Almost 60 years ago, Charles Tiebout put forth a theory of political economy that individuals select where live by the mix of services provided and costs associated with them. People may move, vote with their feet, when their requirements are no longer met. Through the 20th century, “regular” folk often included in that mix good local schools, libraries and houses of worship, nearby transportation (either roadways or public), and ready access to groceries, drugstores, hardware stores and clothing stores. Jobs were sought, houses purchased and families raised based on these choices, the localities that provided the governmental services and the costs to attain the whole package.
As our wireless connectivity has increased, many of these interpersonal and neighborhood connections have loosened considerably. Telecommuting makes employment possible across time zones and offices are in guest rooms. Children are as likely to go to magnet schools, charter schools, private schools or be home-schooled as they are to attend the school around the corner. And for many, the UPS or FedEx driver is the regular face of the clothing/hardware/sundries purveyor. Even the general practitioner has been supplanted by the clinic-in-the-drugstore or urgent care center. There are gains in breadth of choice, competitive pricing and the flexibility to shop on our own schedules wearing (or not) whatever we may please. These conveniences and changes come at another price, a widening disconnect from our neighbors, neighborhood and the larger physical community in which we live. Person to person interaction can be messy but it does keep us human.

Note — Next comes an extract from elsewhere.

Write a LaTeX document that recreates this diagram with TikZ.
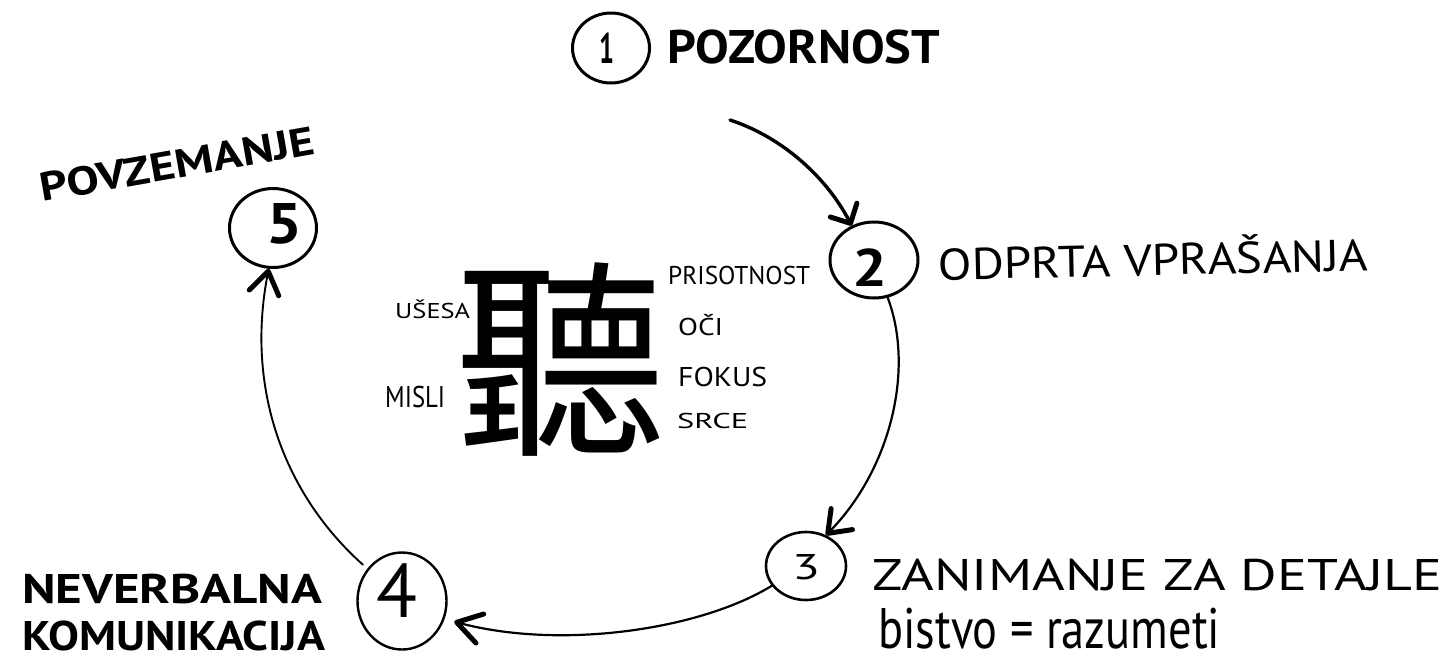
\documentclass[tikz,border=0pt]{standalone}
\usepackage{fontspec}
\usepackage{graphicx}
\setmainfont{PT Sans}
\newfontfamily\cjkfont{Noto Sans CJK TC}
\usetikzlibrary{arrows.meta,shapes.geometric}
% scale a line of capitals to a given width and cap height (accents kept, not counted)
\newcommand{\fitcaps}[3]{\resizebox{#1pt}{#2pt}{\vphantom{H}\smash{#3}}}
\begin{document}
\begin{tikzpicture}[x=1pt,y=-1pt,
  ring/.style={draw, ellipse, line width=3pt, inner sep=0pt},
  digit/.style={inner sep=0pt, anchor=center},
  lbl/.style={inner sep=0pt, anchor=base west},
  mid/.style={inner sep=0pt, anchor=center},
  conn/.style={line width=2.2pt, line cap=round},
  barbtip/.style={-{Straight Barb[length=#1, width=30pt, line width=5pt, round]}}
]
\fill[white] (0,0) rectangle (1452,657);
\useasboundingbox (0,0) rectangle (1452,657);

% the five stages
\node[ring, minimum width=77pt, minimum height=70pt] (c1) at (611,48) {};
\node[ring, minimum width=88pt, minimum height=76pt] (c2) at (874,260) {};
\node[ring, minimum width=80pt, minimum height=68pt, line width=2.6pt] (c3) at (806,566) {};
\node[ring, minimum width=89pt, minimum height=97pt, line width=2.4pt] (c4) at (402,601) {};
\node[ring, minimum width=87pt, minimum height=79pt] (c5) at (273,228) {};

\node[digit] (d1) at (607,48) {\bfseries\fitcaps{15}{30}{1}};
\node[digit] (d2) at (870,268) {\bfseries\fitcaps{35}{37}{2}};
\node[digit] (d3) at (806,567) {\fitcaps{28}{25}{3}};
\node[digit] (d4) at (397,591) {\fitcaps{41}{53}{4}};
\node[digit] (d5) at (285,223) {\bfseries\fitcaps{36}{40}{5}};

% stage names
\node[lbl] (t1) at (667,63) {\bfseries\fitcaps{273}{33}{POZORNOST}};
\node[mid, rotate=1.3] (t2) at (1153,260) {\fitcaps{430}{31}{ODPRTA VPRAŠANJA}};
\node[lbl] (t3) at (872,590) {\fitcaps{570}{31}{ZANIMANJE ZA DETAJLE}};
\node[lbl] (t3b) at (878,648) {\resizebox{342pt}{40pt}{\vphantom{b}\smash{bistvo = razumeti}}};
\node[lbl] (t4a) at (22,603) {\bfseries\fitcaps{300}{29}{NEVERBALNA}};
\node[lbl] (t4b) at (22,650) {\bfseries\fitcaps{303}{29}{KOMUNIKACIJA}};
\node[mid, rotate=10] (t5) at (177,164) {\bfseries\fitcaps{278}{28}{POVZEMANJE}};

% the character for listening and its parts
\node[inner sep=0pt, anchor=base] (ting) at (561,439) {\cjkfont\fontsize{211pt}{211pt}\selectfont 聽};
\node[lbl] (p1) at (395,318) {\fitcaps{75}{15}{UŠESA}};
\node[lbl] (p2) at (385,407) {\fitcaps{60}{21}{MISLI}};
\node[lbl] (p3) at (668,284) {\fitcaps{142}{18}{PRISOTNOST}};
\node[lbl] (p4) at (678,335) {\fitcaps{45}{17}{OČI}};
\node[lbl] (p5) at (678,386) {\fitcaps{89}{19}{FOKUS}};
\node[lbl] (p6) at (677,428) {\fitcaps{71}{15}{SRCE}};

% the cycle
\coordinate (s1) at (730,120);
\draw[conn, line width=3.4pt, barbtip=15pt] (s1) .. controls (785,138) and (828,180) .. (c2.123);
\draw[conn, barbtip=20pt] (c2.-70) .. controls (915,370) and (890,470) .. (c3.57);
\draw[conn, barbtip=24pt, shorten >=10pt] (c3.210) .. controls (700,630) and (560,650) .. (c4.-23);
\draw[conn, line width=1.9pt, barbtip=22pt, shorten <=6pt] (c4.137) .. controls (285,495) and (245,390) .. (c5.-96);
\end{tikzpicture}
\end{document}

And then there is the library. The modern public library is now a mash-up of our new technological life and the classic community center. Think about it for a minute, where else in the community can you regularly find people of every age and (dis)ability. There are voracious readers, pre-readers and those aspiring to read with literacy training in the library. Those without home computers checking email, purchasing health insurance or looking for jobs. During school hours there are storytimes for pre-schoolers and discussion groups. From opening to close people search newspapers, thumb through books and ask librarians some of the craziest things. After school there are students looking for a quiet and safe place to do homework or meet with a tutor. Newcomers to the area or to the US seek out connections in their new home and touch base with the home they left. And there is basic civics- tax forms, voter registration information and materials on government services – all in one place.
As a home to everyone, the library is far from a panacea. The doors are open to all causing librarians to serve as peacekeepers or social workers at times. Libraries may serve as a daytime refuge for those who live in shelters or an escape from an abusive family member. It may be the primary social contact for someone living alone. Changing times and changing needs require a balancing act between unfettered access and patron safety.
At its best the modern library reaches far beyond its doors or mobile vans. It has an identifiable presence with online information channels as diverse as the people who walk through the brick and mortar doors of the traditional building. Occasional system crashes are a reminder of how dependent we have become on the 24-hour “virtual” library for audio and e-books, catalog searches, transactions and online databases. They are great additions to the many library services but can’t replace the assistance of a trained librarian and the experience of wandering through the stacks.
Now let’s go back for a minute to the idea of people choosing the mix of goods and services that define community. Over the last few years Little Free Libraries have been popping up in front yards or in neighborhood common spaces. Expressing the personality and at times the skills of the founder, each is a “take a book, leave a book” means of connecting one neighbor to another. As simple as a box or elaborate as an architectural mini-gem, each invites connection and elicits smiles from passersby. We may be spending more time attached to a device than connecting to our neighbors but every visit to the library, or exchange at a Little Free Library, reconnects us with our neighbors. Tiny Free Libraries are only one way new expressions of community are popping up in our neighborhoods. Watch for more in this space in the months to come.